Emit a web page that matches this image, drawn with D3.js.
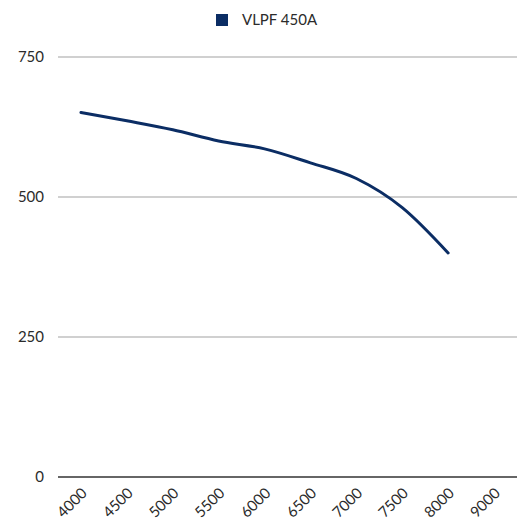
<!DOCTYPE html>
<html>
<head>
<meta charset="utf-8">
<script src="https://d3js.org/d3.v7.min.js"></script>
<style>
  body { margin: 0; background: #fff; }
  text { font-family: Lato, "Open Sans", sans-serif; fill: #2b2b2b; }
</style>
</head>
<body>
<svg width="517" height="528"></svg>
<script>
const categories = ['4000', '4500', '5000', '5500', '6000', '6500', '7000', '7500', '8000', '9000'];
const seriesName = 'VLPF 450A';
const values = [651, 636, 620, 600, 586, 561, 533, 481, 400];
const yTicks = [0, 250, 500, 750];

const svg = d3.select('svg');
const plotLeft = 58, plotRight = 517, plotTop = 57, plotBottom = 477;

const x = d3.scaleBand().domain(categories).range([plotLeft, plotRight]);
const y = d3.scaleLinear().domain([0, 750]).range([plotBottom, plotTop]);

// grid
svg.append('g')
  .selectAll('line')
  .data(yTicks.filter(d => d > 0))
  .enter().append('line')
  .attr('x1', plotLeft).attr('x2', plotRight)
  .attr('y1', d => y(d)).attr('y2', d => y(d))
  .attr('stroke', '#c0c0c0').attr('stroke-width', 1.5);

svg.append('line')
  .attr('x1', plotLeft).attr('x2', plotRight)
  .attr('y1', y(0)).attr('y2', y(0))
  .attr('stroke', '#666').attr('stroke-width', 2);

// y labels
svg.append('g')
  .selectAll('text')
  .data(yTicks)
  .enter().append('text')
  .attr('x', 44)
  .attr('y', d => y(d) + 5)
  .attr('text-anchor', 'end')
  .attr('font-size', 15)
  .text(d => d);

// x labels
svg.append('g')
  .selectAll('text')
  .data(categories)
  .enter().append('text')
  .attr('text-anchor', 'end')
  .attr('font-size', 15)
  .attr('transform', d => `translate(${x(d) + x.bandwidth() / 2 + 7}, ${plotBottom + 17}) rotate(-45)`)
  .text(d => d);

// line
const line = d3.line()
  .x((d, i) => x(categories[i]) + x.bandwidth() / 2)
  .y(d => y(d))
  .curve(d3.curveMonotoneX);

svg.append('path')
  .datum(values)
  .attr('d', line)
  .attr('fill', 'none')
  .attr('stroke', '#0b2d64')
  .attr('stroke-width', 3)
  .attr('stroke-linecap', 'round');

// legend
svg.append('rect')
  .attr('x', 216).attr('y', 14)
  .attr('width', 12).attr('height', 12)
  .attr('fill', '#0b2d64');
svg.append('text')
  .attr('x', 242).attr('y', 25)
  .attr('font-size', 15)
  .text(seriesName);
</script>
</body>
</html>
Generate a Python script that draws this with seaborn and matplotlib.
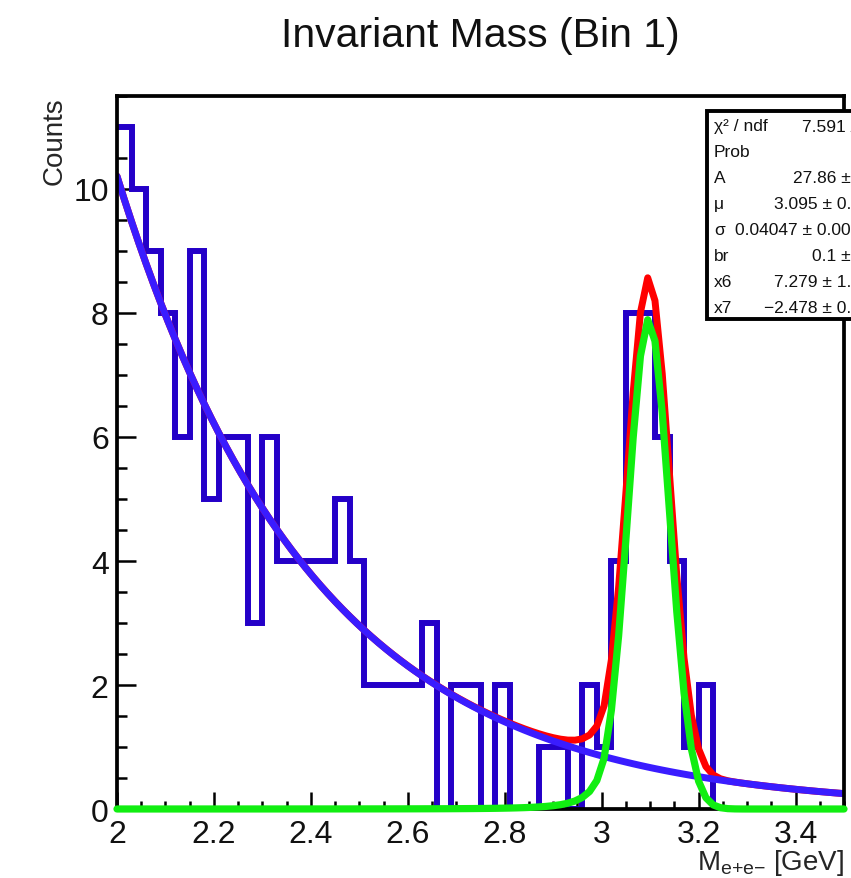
import numpy as np
import pandas as pd
import matplotlib
matplotlib.use("Agg")
import matplotlib.pyplot as plt
import seaborn as sns
from matplotlib.patches import Rectangle
from matplotlib.ticker import MultipleLocator

# ---------------- data ----------------
hist_lo, hist_hi, n_bins = 2.0, 3.5, 50
counts = [11, 10, 9, 8, 6, 9, 5, 6, 6, 3,
          6, 4, 4, 4, 4, 5, 4, 2, 2, 2,
          2, 3, 0, 2, 2, 0, 2, 0, 0, 1,
          1, 0, 2, 1, 4, 8, 8, 6, 4, 1,
          2, 0, 0, 0, 0, 0, 0, 0, 0, 0]

# background: exp(x6 + x7*m)
bkg_x6 = 7.279
bkg_x7 = -2.478
# signal peak (shape)
sig_height = 7.9
sig_mu = 3.097
sig_sigma = 0.043
tail_alpha = 2.0
tail_n = 3.0

x_tick_values = [2.0, 2.2, 2.4, 2.6, 2.8, 3.0, 3.2, 3.4]
x_tick_labels = ["2", "2.2", "2.4", "2.6", "2.8", "3", "3.2", "3.4"]
y_tick_values = [0, 2, 4, 6, 8, 10]
y_tick_labels = ["0", "2", "4", "6", "8", "10"]

stat_names = ["χ² / ndf", "Prob", "A", "μ", "σ", "br", "x6", "x7"]
stat_values = ["7.591 / 43", "1", "27.86 ± 6.5", "3.095 ± 0.012",
               "0.04047 ± 0.00968", "0.1 ± 0.0", "7.279 ± 1.123",
               "\u22122.478 ± 0.393"]

title = "Invariant Mass (Bin 1)"

# ---------------- style ----------------
sns.set_style("ticks")
plt.rcParams["font.family"] = ["Liberation Sans", "DejaVu Sans"]
plt.rcParams["mathtext.fontset"] = "custom"
plt.rcParams["mathtext.rm"] = "Liberation Sans"
plt.rcParams["mathtext.it"] = "Liberation Sans"

W, H = 851, 879
fig = plt.figure(figsize=(W / 100, H / 100), dpi=100)
fig.patch.set_facecolor("white")
ax_l, ax_r, ax_t, ax_b = 117, 844, 97, 810
ax = fig.add_axes([ax_l / W, 1 - ax_b / H, (ax_r - ax_l) / W, (ax_b - ax_t) / H])
ax.set_facecolor("white")

edges = np.linspace(hist_lo, hist_hi, n_bins + 1)
centers = 0.5 * (edges[:-1] + edges[1:])
df = pd.DataFrame({"mass": centers, "counts": np.asarray(counts, dtype=float)})

HIST_COL = "#2400c8"
BKG_COL = "#3a1cff"
TOT_COL = "#ff0000"
SIG_COL = "#11ee11"

sns.histplot(data=df, x="mass", weights="counts", bins=n_bins,
             binrange=(hist_lo, hist_hi), element="step",
             fill=False, color=HIST_COL, linewidth=4.3, ax=ax, zorder=2)
for ln in ax.lines:
    ln.set_solid_joinstyle("miter")

# fit curves (sampled like the original, 100 steps over the range)
xs = np.linspace(hist_lo, hist_hi, 101)


def crystal_ball(x, mu, s, a, n):
    t = (x - mu) / s
    A = (n / a) ** n * np.exp(-a * a / 2)
    B = n / a - a
    core = np.exp(-t * t / 2)
    tail = A * np.clip(B - t, 1e-6, None) ** (-n)
    return np.where(t > -a, core, tail)


bkg = np.exp(bkg_x6 + bkg_x7 * xs)
sig = sig_height * crystal_ball(xs, sig_mu, sig_sigma, tail_alpha, tail_n)
tot = bkg + sig
curves = pd.DataFrame({"m": xs, "tot": tot, "bkg": bkg, "sig": sig})

sns.lineplot(data=curves, x="m", y="tot", color=TOT_COL, linewidth=5.0, ax=ax,
             zorder=3, sort=False)
sns.lineplot(data=curves, x="m", y="bkg", color=BKG_COL, linewidth=5.0, ax=ax,
             zorder=4, sort=False)
n_before = len(ax.lines)
sns.lineplot(data=curves, x="m", y="sig", color=SIG_COL, linewidth=5.2, ax=ax,
             zorder=7, sort=False)
for ln in ax.lines[n_before:]:
    ln.set_clip_on(False)

ax.set_xlim(hist_lo, hist_hi)
ax.set_ylim(0, 11.5)

for sp in ax.spines.values():
    sp.set_visible(True)
    sp.set_color("black")
    sp.set_linewidth(2.7)
    sp.set_zorder(6)

ax.set_xticks(x_tick_values)
ax.set_xticklabels(x_tick_labels)
ax.set_yticks(y_tick_values)
ax.set_yticklabels(y_tick_labels)
ax.xaxis.set_minor_locator(MultipleLocator(0.05))
ax.yaxis.set_minor_locator(MultipleLocator(0.5))
ax.tick_params(axis="both", which="both", direction="in", top=False, right=False,
               color="black", width=1.8, labelsize=23, labelcolor="#111111")
ax.tick_params(axis="x", which="major", length=12, pad=7)
ax.tick_params(axis="x", which="minor", length=6)
ax.tick_params(axis="y", which="major", length=14, pad=6)
ax.tick_params(axis="y", which="minor", length=7)

ax.set_xlabel(r"M$_{\mathrm{e{+}e{-}}}$ [GeV]", fontsize=20, loc="right")
ax.xaxis.set_label_coords(1.0, -0.053)
ax.set_ylabel("Counts", fontsize=20, loc="top")
ax.yaxis.set_label_coords(-0.068, 1.0)

fig.text((ax_l + ax_r) / 2 / W, 1 - 36 / H, title, ha="center", va="center",
         fontsize=29.5, color="#111111")

# statistics box (extends beyond the right edge of the canvas, as in the original)
box_x0, box_x1, box_top, box_bot = 707, 980, 112, 320
fig.patches.append(Rectangle((box_x0 / W, 1 - box_bot / H), (box_x1 - box_x0) / W,
                             (box_bot - box_top) / H, transform=fig.transFigure,
                             facecolor="white", edgecolor="black", linewidth=2.8,
                             zorder=10))
row_y0, row_dy = 127, 25.9
lab_x, val_x = 714, 880
for i, (nm, vv) in enumerate(zip(stat_names, stat_values)):
    yy = 1 - (row_y0 + i * row_dy) / H
    fig.text(lab_x / W, yy, nm, ha="left", va="center", fontsize=12.5, zorder=11,
             color="#111111")
    fig.text(val_x / W, yy, vv, ha="right", va="center", fontsize=12.5, zorder=11,
             color="#111111")

fig.savefig("out.png", dpi=100)
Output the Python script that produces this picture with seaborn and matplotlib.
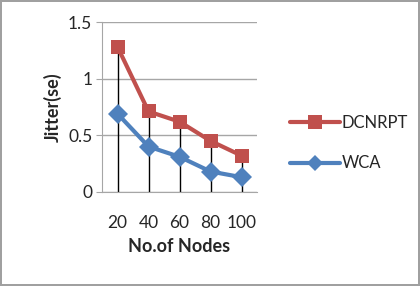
import numpy as np
import pandas as pd
import seaborn as sns
import matplotlib.pyplot as plt
from matplotlib.lines import Line2D

# Дані з графіка
nodes = ['20', '40', '60', '80', '100']
dcnrpt = [1.28, 0.71, 0.62, 0.45, 0.32]
wca = [0.69, 0.40, 0.31, 0.18, 0.13]

sns.set_style("white")
plt.rcParams['font.family'] = ['Lato', 'DejaVu Sans']

red = '#C0504D'
blue = '#4F81BD'

pos = np.arange(len(nodes))
df = pd.DataFrame({
    'pos': np.concatenate([pos, pos]),
    'value': dcnrpt + wca,
    'series': ['DCNRPT'] * len(nodes) + ['WCA'] * len(nodes),
})

fig = plt.figure(figsize=(4.2, 2.86), dpi=100)
fig.patch.set_edgecolor('#a0a0a0')
fig.patch.set_linewidth(1.5)
ax = fig.add_axes([0.243, 0.329, 0.369, 0.594])

# Вертикальні лінії від найвищої точки до осі
top = np.maximum(dcnrpt, wca)
ax.vlines(pos, 0, top, color='black', linewidth=1, zorder=1)

sns.lineplot(data=df, x='pos', y='value', hue='series', style='series',
             palette={'DCNRPT': red, 'WCA': blue},
             markers={'DCNRPT': 's', 'WCA': 'D'}, dashes=False,
             linewidth=3, markersize=10, markeredgewidth=0, ax=ax, zorder=3,
             legend=False)

ax.set_xlim(-0.5, len(nodes) - 0.5)
ax.set_ylim(0, 1.5)
ax.set_yticks([0, 0.5, 1, 1.5])
ax.set_yticklabels(['0', '0.5', '1', '1.5'])
ax.set_xticks(pos)
ax.set_xticklabels(nodes)
ax.yaxis.grid(True, color='#a6a6a6', linewidth=1)
ax.set_axisbelow(True)
for s in ['top', 'right']:
    ax.spines[s].set_visible(False)
ax.spines['left'].set_color('#a6a6a6')
ax.spines['bottom'].set_color('#a6a6a6')
ax.tick_params(axis='y', left=True, length=4, color='#a6a6a6', pad=3, labelsize=12.5)
ax.tick_params(axis='x', bottom=False, pad=13, labelsize=12.5)

ax.set_xlabel('No.of Nodes', fontsize=13, fontweight='bold')
ax.set_ylabel('Jitter(se)', fontsize=13, fontweight='bold')
ax.xaxis.set_label_coords(0.5, -0.27)
ax.yaxis.set_label_coords(-0.26, 0.5)

handles = [Line2D([], [], color=red, marker='s', linewidth=3, markersize=10, markeredgewidth=0),
           Line2D([], [], color=blue, marker='D', linewidth=3, markersize=8, markeredgewidth=0)]
fig.legend(handles, ['DCNRPT', 'WCA'], loc='center left', bbox_to_anchor=(0.655, 0.5),
           frameon=False, fontsize=12, handlelength=3.0, handletextpad=0.1,
           labelspacing=1.5)

fig.savefig('out.png', dpi=100)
§
• **GOAL**: Extract the stretch of lines that begins at the line with "Generate a Python" and ends at the line with "2, 0, 0, 0, 0, 0, 0, 0, 0, 0]", inclusive. Omit every picture.

• **RESULT FOR THIS TASK**:
Generate a Python script that draws this with seaborn and matplotlib.
import numpy as np
import pandas as pd
import matplotlib
matplotlib.use("Agg")
import matplotlib.pyplot as plt
import seaborn as sns
from matplotlib.patches import Rectangle
from matplotlib.ticker import MultipleLocator

# ---------------- data ----------------
hist_lo, hist_hi, n_bins = 2.0, 3.5, 50
counts = [11, 10, 9, 8, 6, 9, 5, 6, 6, 3,
          6, 4, 4, 4, 4, 5, 4, 2, 2, 2,
          2, 3, 0, 2, 2, 0, 2, 0, 0, 1,
          1, 0, 2, 1, 4, 8, 8, 6, 4, 1,
          2, 0, 0, 0, 0, 0, 0, 0, 0, 0]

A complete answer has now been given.